Successivamente, negli anni ’80 e ’90, i diaporami venivano spesso presentati in teatri o sale di proiezione per vivere l’esperienza audiovisiva come si farebbe con un cortometraggio. In quegli anni nacquero anche i primi festival nazionali, mentre la FIAP (Fédération Internationale de l’Art Photographique) riconobbe ufficialmente l’audiovisivo fotografico come sezione autonoma nel panorama delle arti fotografiche.
La rivoluzione digitale
Con l’avvento del digitale, la pratica del diaporama si è evoluta profondamente. Le macchine per diapositive sono state sostituite dai computer che gestiscono totalmente la modalità di editing dell'audiovisivo.
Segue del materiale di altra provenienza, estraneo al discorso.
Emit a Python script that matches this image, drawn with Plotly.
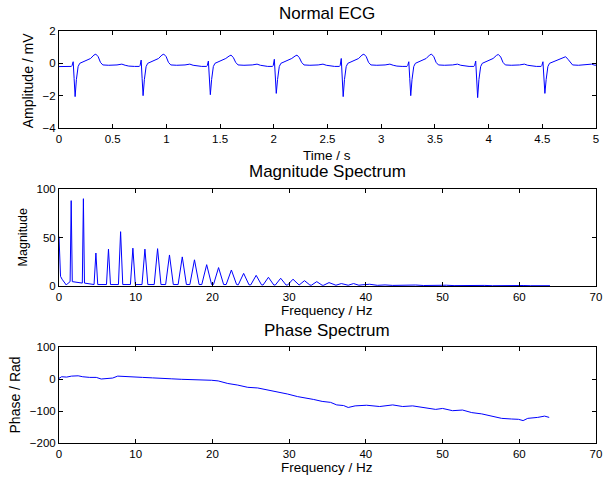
import plotly.graph_objects as go

# ---------------- ECG (time domain) ----------------
beat_s_time = [0.150, 0.783, 1.409, 2.023, 2.646, 3.275, 3.898, 4.524]
beat_r_peak = [0.10, 0.20, 0.14, 0.25, 0.30, 0.10, 0.14, 0.10]
beat_s_min = [-2.06, -2.00, -1.94, -1.86, -2.06, -2.00, -2.12, -1.86]
beat_t_peak = [0.57, 0.57, 0.51, 0.51, 0.57, 0.57, 0.55, 0.41]
# one beat: offsets (s) from the S trough and values (mV);
# strings mark the per-beat R, S and T readings
shape_offset = [-0.08, -0.035, -0.028, -0.018, -0.009, 0.0, 0.012, 0.028, 0.043, 0.098,
                0.144, 0.175, 0.193, 0.215, 0.236, 0.258, 0.313, 0.39, 0.435, 0.466, 0.50]
shape_value = [-0.19, -0.19, -0.13, "R", -0.95, "S", -1.0, -0.2, 0.0, 0.14,
               0.30, "T1", "T", "T2", 0.06, -0.10, -0.12, -0.10, -0.05, -0.12, -0.17]
ecg_start = (0.0, -0.20)
ecg_end = (5.0, -0.11)

# ---------------- Magnitude spectrum ----------------
mag_start_freq = [0.0, 0.2, 0.4, 0.7, 0.95, 1.2, 1.4]
mag_start_value = [51, 10, 7, 4, 1, 3, 4.5]
harm_freq = [1.59, 3.18, 4.81, 6.45, 8.03, 9.63, 11.2, 12.85, 14.4, 16.07, 17.66, 19.25,
             20.8, 22.47, 24.07, 25.7, 27.3, 28.9, 30.5, 32.0, 33.6, 35.2, 36.8, 38.4]
harm_peak = [88, 90, 34, 38, 56, 39, 38, 38.5, 32, 30, 27, 22,
             19, 16.5, 13, 11, 9, 8, 7, 5.5, 4.5, 3.5, 2.5, 2.5]
harm_halfwidth = [0.14, 0.14, 0.24, 0.26, 0.28, 0.32, 0.38, 0.44, 0.5, 0.54, 0.6, 0.64,
                  0.66, 0.68, 0.7, 0.7, 0.7, 0.7, 0.7, 0.7, 0.7, 0.7, 0.7, 0.7]
harm_base = [4.5, 3, 1.5, 1.5, 1.5, 1.5, 1.5, 1.5, 1.5, 1.5, 1.5, 1.5,
             1.5, 1.5, 1.2, 1.2, 1.0, 1.0, 1.0, 1.0, 0.8, 0.8, 0.8, 0.8]
mag_tail_freq = [39.5, 40.5, 41.5, 42.5, 43.5, 44.5, 45.5, 46.5, 47.5, 48.5, 49.5, 50.5,
                 51.5, 52.5, 53.5, 54.5, 55.5, 56.5, 57.5, 58.5, 59.5, 60.5, 61.5, 62.5, 63.5, 64.0]
mag_tail_value = [1.2, 1.8, 0.7, 1.1, 0.6, 0.9, 0.5, 1.0, 0.5, 0.7, 0.4, 0.8,
                  0.4, 0.6, 0.5, 0.4, 0.6, 0.3, 0.5, 0.4, 0.3, 0.5, 0.3, 0.4, 0.3, 0.3]

# ---------------- Phase spectrum ----------------
phase_freq = [0, 0.34, 1.0, 1.63, 2.5, 3.1, 4.0, 4.86, 5.5, 6.36, 7.0, 7.65, 8.7, 9.6, 10.9,
              12.2, 13.4, 14.7, 16.0, 17.3, 18.6, 19.9, 20.75, 22.0, 23.3, 24.6, 25.9, 27.2,
              28.5, 29.8, 31.1, 32.4, 33.2, 34.3, 35.4, 36.2, 37.1, 37.7, 38.6, 40.1, 41.8,
              43.5, 44.8, 46.1, 47.4, 49.1, 50.0, 51.3, 52.6, 53.8, 55.1, 56.4, 57.7, 59.0,
              59.9, 60.5, 61.1, 62.4, 63.3, 63.9]
phase_value = [2, 7, 6, 9, 10, 7, 5, 5, 0, 3, 3, 9, 7, 6, 5, 3.5, 3, 0.5, -1, -2, -2, -4, -6,
               -14, -19, -26, -28, -34, -40, -47, -55, -60, -64, -70, -73, -81, -83, -89, -84,
               -82, -86, -81, -86, -84, -88, -95, -92, -99, -97, -105, -109, -116, -123, -125,
               -126, -130, -123, -120, -116, -120]

# ---------------- build traced series ----------------
ecg_t, ecg_v = [ecg_start[0]], [ecg_start[1]]
for ts, r, s, tp in zip(beat_s_time, beat_r_peak, beat_s_min, beat_t_peak):
    marks = {"R": r, "S": s, "T": tp, "T1": tp - 0.06, "T2": tp - 0.16}
    for off, val in zip(shape_offset, shape_value):
        t = ts + off
        if t >= ecg_end[0]:
            break
        ecg_t.append(round(t, 4))
        ecg_v.append(marks[val] if isinstance(val, str) else val)
ecg_t.append(ecg_end[0])
ecg_v.append(ecg_end[1])

mag_f = list(mag_start_freq)
mag_v = list(mag_start_value)
for f, p, hw, b in zip(harm_freq, harm_peak, harm_halfwidth, harm_base):
    mag_f += [f - hw, f, f + hw]
    mag_v += [b, p, b]
mag_f += mag_tail_freq
mag_v += mag_tail_value

BLUE = "#0000ff"
FONT = "Liberation Sans, Arial, Helvetica, sans-serif"

fig = go.Figure()
fig.add_trace(go.Scatter(x=ecg_t, y=ecg_v, mode="lines", line=dict(color=BLUE, width=1),
                         xaxis="x", yaxis="y", hoverinfo="skip"))
fig.add_trace(go.Scatter(x=mag_f, y=mag_v, mode="lines", line=dict(color=BLUE, width=1),
                         xaxis="x2", yaxis="y2", hoverinfo="skip"))
fig.add_trace(go.Scatter(x=phase_freq, y=phase_value, mode="lines", line=dict(color=BLUE, width=1),
                         xaxis="x3", yaxis="y3", hoverinfo="skip"))

axis_common = dict(showline=True, linecolor="black", linewidth=1, mirror="ticks",
                   ticks="inside", ticklen=4, tickcolor="black", showgrid=False,
                   zeroline=False, tickfont=dict(size=11.5, color="black", family=FONT))

H_TOP, H_BOT = 31, 34
plot_h = 477 - H_TOP - H_BOT


def dom(top_px, bot_px):
    return [(477 - H_BOT - bot_px) / plot_h, (477 - H_BOT - top_px) / plot_h]


fig.update_layout(
    width=610, height=477,
    margin=dict(l=59, r=8, t=H_TOP, b=H_BOT),
    paper_bgcolor="white", plot_bgcolor="white",
    showlegend=False,
    font=dict(family=FONT, color="black"),
    xaxis=dict(axis_common, domain=[0, 1], range=[0, 5], tickvals=[0, 0.5, 1, 1.5, 2, 2.5, 3, 3.5, 4, 4.5, 5],
               ticktext=["0", "0.5", "1", "1.5", "2", "2.5", "3", "3.5", "4", "4.5", "5"], anchor="y"),
    yaxis=dict(axis_common, domain=dom(31, 128), range=[-4, 2], tickvals=[-4, -2, 0, 2], anchor="x"),
    xaxis2=dict(axis_common, domain=[0, 1], range=[0, 70], tickvals=list(range(0, 71, 10)), anchor="y2"),
    yaxis2=dict(axis_common, domain=dom(189, 286), range=[0, 100], tickvals=[0, 50, 100], anchor="x2"),
    xaxis3=dict(axis_common, domain=[0, 1], range=[0, 70], tickvals=list(range(0, 71, 10)), anchor="y3"),
    yaxis3=dict(axis_common, domain=dom(347, 443), range=[-200, 100], tickvals=[-200, -100, 0, 100], anchor="x3"),
)


def py(p):
    return (477 - H_BOT - p) / plot_h


def px(p):
    return (p - 59) / (610 - 59 - 8)


annos = [
    ("Normal ECG", 330, 14, 17, 0),
    ("Time / s", 330, 155, 13.5, 0),
    ("Magnitude Spectrum", 330, 172, 17, 0),
    ("Frequency / Hz", 330, 311, 13.5, 0),
    ("Phase Spectrum", 330, 330, 17, 0),
    ("Frequency / Hz", 330, 467.5, 13.5, 0),
    ("Amplitude / mV", 28, 80, 14, -90),
    ("Magnitude", 23, 237, 12.5, -90),
    ("Phase / Rad", 15, 395, 14, -90),
]
for text, x, y, size, ang in annos:
    fig.add_annotation(text=text, x=px(x), y=py(y), xref="paper", yref="paper",
                       xanchor="center", yanchor="middle", showarrow=False,
                       textangle=ang, font=dict(size=size, color="black", family=FONT))

fig.write_html("out.html", config={"displayModeBar": False},
               post_script="document.body.style.margin='0px';document.body.style.overflow='hidden';")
Si diffondono software dedicati come m.objects, PTE AV Studio e l'eccellente Photodex Photo Producer (programma con cui ho iniziato, oggi non più supportato). Molti utilizzano anche strumenti professionali come DaVinci Resolve (il mio preferito) o Adobe Premiere, che permettono una cura cinematografica del montaggio.
Se da un lato si è perso forse un po’ del fascino artigianale dei vecchi proiettori, dall’altro si è guadagnata libertà creativa assoluta: transizioni complesse, editing sonoro, effetti visivi, sincronie perfette.
L’audiovisivo fotografico è così entrato nel nuovo secolo con nuove potenzialità espressive, profondamente efficaci. Oggi è una modalità espressiva ibrida e versatile che, di fatto, non richiede grandi mezzi tecnici, ma presuppone un ritmo narrativo coinvolgente e, ovviamente, una storia da raccontare.